Geoengineering, according to the Oxford Geoengineering program, is ‘the deliberate large-scale intervention in the Earth’s natural systems to counteract climate change’. The aim of solar geoengineering is to reflect some of the sun’s energy back into space to counteract the rising global temperature caused by greenhouse gases.
Carbon geoengineering aims to remove carbon dioxide from the atmosphere to fight the impact of greenhouse gases. An example of carbon dioxide removal could be planting trees on a global scale.
Weaponized Weather
However concerns have been raised as to who would control the climate altering technologies.
During a debate on geoengineering to combat climate change, a leading climate scientist spoke of his concerns that the intelligence services are funding the research to find out if the new technologies could be used as potential weapons.
Professor Alan Robock from Rutgers University in New Jersey told the American Association for the Advancement of Science conference in San Jose that he felt ‘scared’ when an organization claiming to represent the CIA asked him about the possibility of weaponized weather.

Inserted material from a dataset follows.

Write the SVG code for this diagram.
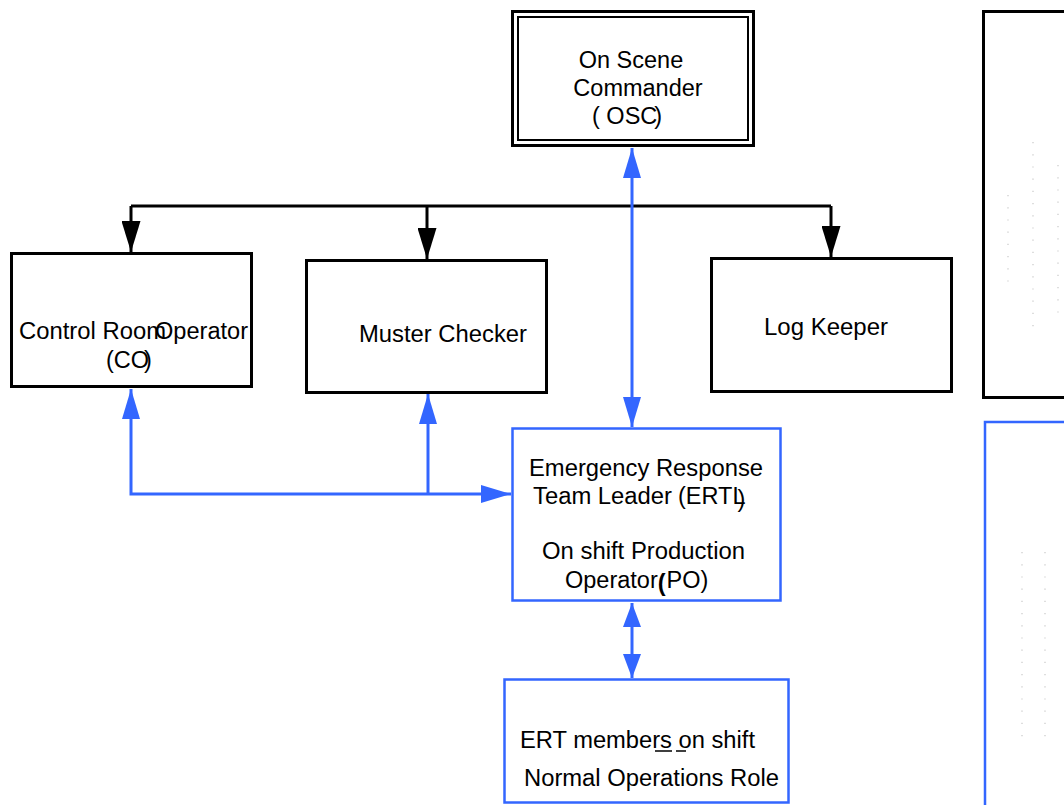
<svg xmlns="http://www.w3.org/2000/svg" width="1064" height="805" viewBox="0 0 1064 805">
  <defs>
    <style>
      .box-k { fill: #ffffff; stroke: #000000; stroke-width: 3; }
      .box-b { fill: #ffffff; stroke: #3366ff; stroke-width: 2.5; }
      .ln-k { fill: none; stroke: #000000; stroke-width: 3; }
      .ln-b { fill: none; stroke: #3366ff; stroke-width: 3; }
      .lbl { font-family: "Liberation Sans", Arial, sans-serif; font-size: 23.5px; fill: #000000; }
      .speck { fill: none; stroke: #c8c8c8; stroke-width: 1.2; stroke-dasharray: 1.2 11; }
    </style>
    <marker id="ab" viewBox="0 0 30 18" refX="30" refY="9" markerWidth="30" markerHeight="18" markerUnits="userSpaceOnUse" orient="auto-start-reverse">
      <path d="M0,0 L30,9 L0,18 Z" fill="#3366ff"/>
    </marker>
    <marker id="abs" viewBox="0 0 24 18" refX="24" refY="9" markerWidth="24" markerHeight="18" markerUnits="userSpaceOnUse" orient="auto-start-reverse">
      <path d="M0,0 L24,9 L0,18 Z" fill="#3366ff"/>
    </marker>
    <marker id="akh" viewBox="0 0 31 19" refX="31" refY="9.5" markerWidth="31" markerHeight="19" markerUnits="userSpaceOnUse" orient="auto">
      <path d="M0,0 L31,9.5 L0,19 Z" fill="#000000"/>
    </marker>
  </defs>

  <!-- connectors -->
  <g id="connectors">
    <path class="ln-k" d="M131,206 L831,206"/>
    <path class="ln-k" d="M131,206 L131,252" marker-end="url(#akh)"/>
    <path class="ln-k" d="M427,206 L427,259" marker-end="url(#akh)"/>
    <path class="ln-k" d="M831,206 L831,257" marker-end="url(#akh)"/>
    <path class="ln-b" d="M632,148 L632,427" marker-start="url(#ab)" marker-end="url(#ab)"/>
    <path class="ln-b" d="M131,389 L131,494 L511,494" marker-start="url(#ab)" marker-end="url(#ab)"/>
    <path class="ln-b" d="M428,494 L428,394" marker-end="url(#ab)"/>
    <path class="ln-b" d="M632,603 L632,678" marker-start="url(#abs)" marker-end="url(#abs)"/>
  </g>

  <g id="osc">
    <rect class="box-k" x="512.5" y="11.5" width="241" height="134"/>
    <rect fill="none" stroke="#000" stroke-width="2" x="518" y="17" width="230" height="123"/>
    <text class="lbl" x="631" y="68" text-anchor="middle">On Scene</text>
    <text class="lbl" x="638" y="96" text-anchor="middle">Commander</text>
    <text class="lbl" x="592" y="124">( OSC<tspan dx="-3">)</tspan></text>
  </g>

  <g id="control-room">
    <rect class="box-k" x="11.5" y="253.5" width="240" height="133"/>
    <text class="lbl" x="19" y="339"><tspan textLength="147" lengthAdjust="spacingAndGlyphs">Control Room</tspan><tspan x="155" textLength="93" lengthAdjust="spacingAndGlyphs">Operator</tspan></text>
    <text class="lbl" x="106" y="368">(CO<tspan dx="-5">)</tspan></text>
  </g>

  <g id="muster-checker">
    <rect class="box-k" x="306.5" y="260.5" width="240" height="132"/>
    <text class="lbl" x="359" y="342" textLength="168" lengthAdjust="spacingAndGlyphs">Muster Checker</text>
  </g>

  <g id="log-keeper">
    <rect class="box-k" x="711.5" y="258.5" width="240" height="133"/>
    <text class="lbl" x="764" y="335" textLength="124" lengthAdjust="spacingAndGlyphs">Log Keeper</text>
  </g>

  <g id="ertl">
    <rect class="box-b" x="512.5" y="428.5" width="268" height="172"/>
    <text class="lbl" x="529" y="476" textLength="234" lengthAdjust="spacingAndGlyphs">Emergency Response</text>
    <text class="lbl" x="533" y="504"><tspan textLength="139" lengthAdjust="spacingAndGlyphs">Team Leader</tspan><tspan x="678">(ERTL</tspan><tspan dx="-8" dy="3">)</tspan></text>
    <text class="lbl" x="542" y="559" textLength="203" lengthAdjust="spacingAndGlyphs">On shift Production</text>
    <text class="lbl" x="565" y="588">Operator<tspan font-weight="bold" dy="3">(</tspan><tspan dx="1" dy="-3">PO)</tspan></text>
  </g>

  <g id="ert-members">
    <rect class="box-b" x="504.5" y="679.5" width="284" height="123"/>
    <text class="lbl" x="520" y="748" textLength="235" lengthAdjust="spacingAndGlyphs">ERT members on shift</text>
    <path d="M655,751 L672,751 M676,751 L686,751" stroke="#000" stroke-width="1.5"/>
    <text class="lbl" x="524" y="786" textLength="255" lengthAdjust="spacingAndGlyphs">Normal Operations Role</text>
  </g>

  <g id="side-panel-upper">
    <rect class="box-k" x="983.5" y="11.5" width="90" height="386"/>
    <path class="speck" d="M1008,195 L1008,290 M1033,142 L1033,330 M1058,165 L1058,320"/>
  </g>

  <g id="side-panel-lower">
    <rect class="box-b" x="985" y="422" width="90" height="390" stroke-width="3"/>
    <path class="speck" d="M1022,552 L1022,745 M1045,552 L1045,745"/>
  </g>
</svg>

Professor Robock said: “I got a phone call from two men who said we work as consultants for the CIA and we’d like to know if some other country was controlling our climate, would we know about it?
“I told them, that we probably would because if you put enough material in the atmosphere to reflect sunlight we would be able to detect it and see the equipment that was putting it up there.
Robock says the research on geoengineering must be open and international to avoid it “being used for hostile purposes”.
Greatest Hazard of Geoengineering ‘Global Nuclear War’
Speaking at a press conference at the AAAS, Professor Robock was asked what the greatest hazard climate altering technology posed.
“The answer is global nuclear war”, he replied.
“If one country wants to control the climate in one way, and another doesn’t want it or if they try to shoot down the planes…if there’s no agreement, it could result in terrible consequences”.
Professor Robock said the US had used weather in a hostile way in the 1960s. During the Vietnam War, clouds were seeded over a supply route footpath to make it muddy and impassable. The CIA had also seeded clouds over Cuba, “to make it rain and ruin the sugar harvest”.
The use of weather as a weapon was banned under the Environmental Modification Convention (Enmod) in 1978.
A recent report published by the US National Academy of Sciences listed the US intelligence community amongst its research sponsors; which also includes NASA, the National Oceanic and Atmospheric Administration, and the US Department of Energy.